Manchin says he’ll support a $1.5 trillion social safety net bill, $2 trillion less than Biden’s sweeping plan.
Senator Joe Manchin III of West Virginia, a centrist Democrat, said Thursday that he could not support a social safety net bill of more than $1.5 trillion, less than half the size of the package that President Biden and Democratic leaders have been trying to push through Congress.
In comments to reporters outside the Capitol, Mr. Manchin laid out publicly for the first time the general outlines of what he would be willing to support, putting detail to what he has said for weeks — that he could not vote for a package anywhere near the size of the sprawling $3.5 trillion plan Democrats sketched out in their budget blueprint.
Mr. Manchin’s relative silence on what specific proposals he would eventually support has frustrated liberals who have feared he would ultimately oppose an ambitious plan to expand health care, education, paid leave and anti-climate change programs, coupled with an array of tax increases on the wealthy and corporations.
It was unclear whether going public with those details would help assuage or further anger liberal Democrats, who have threatened to oppose a $1 trillion bipartisan infrastructure package on track for a House vote on Thursday without substantial progress toward passing the second, far larger bill.
Still, they were the clearest Mr. Manchin has publicly been about his willingness to support the social policy plan, which Democrats plan to push through using a fast-track process known as budget reconciliation that shields fiscal legislation from a filibuster. Democrats are trying to pass the package over united Republican opposition, meaning they cannot spare even one vote in the evenly divided Senate.

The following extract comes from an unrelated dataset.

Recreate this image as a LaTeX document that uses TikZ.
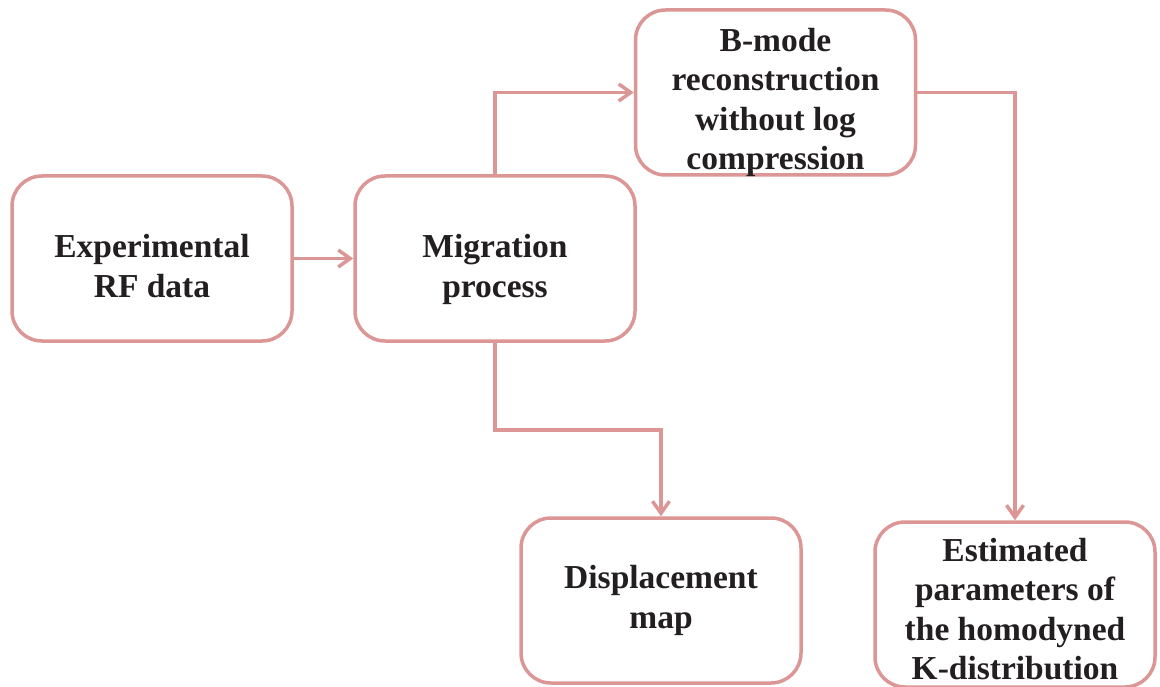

Mr. Manchin spoke out about his position after an agreement enshrining it, signed by both him and Senator Chuck Schumer of New York, the majority leader, leaked out on Thursday. The document, dated July 28, says that Mr. Manchin will not support any plan that lacks conditions for any new spending, accommodations for fossil fuel tax credits and natural gas, or does not devote any revenue exceeding $1.5 trillion to deficit reduction.
The agreement, obtained by Politico and confirmed by two people with knowledge of it, said that Mr. Manchin “does not guarantee that he will vote for the final reconciliation legislation if it exceeds the conditions outlined in this agreement.”
Mr. Schumer, who signed the agreement as he was working to persuade Mr. Manchin to support the budget blueprint, also appears to have scrawled “I will try to dissuade Joe on many of these,” underneath his signature.
On Thursday, his spokesman emphasized that Mr. Schumer did not consider it binding.
“As the document notes, Leader Schumer never agreed to any of the conditions Senator Manchin laid out; he merely acknowledged where Senator Manchin was on the subject at the time,” said Justin Goodman, the spokesman. “As the document reads, Senator Manchin did not rule out voting for a reconciliation bill that exceeded the ideas he outlined, and Leader Schumer made clear that he would work to convince Sen. Manchin to support a final reconciliation bill — as he has doing been for weeks.”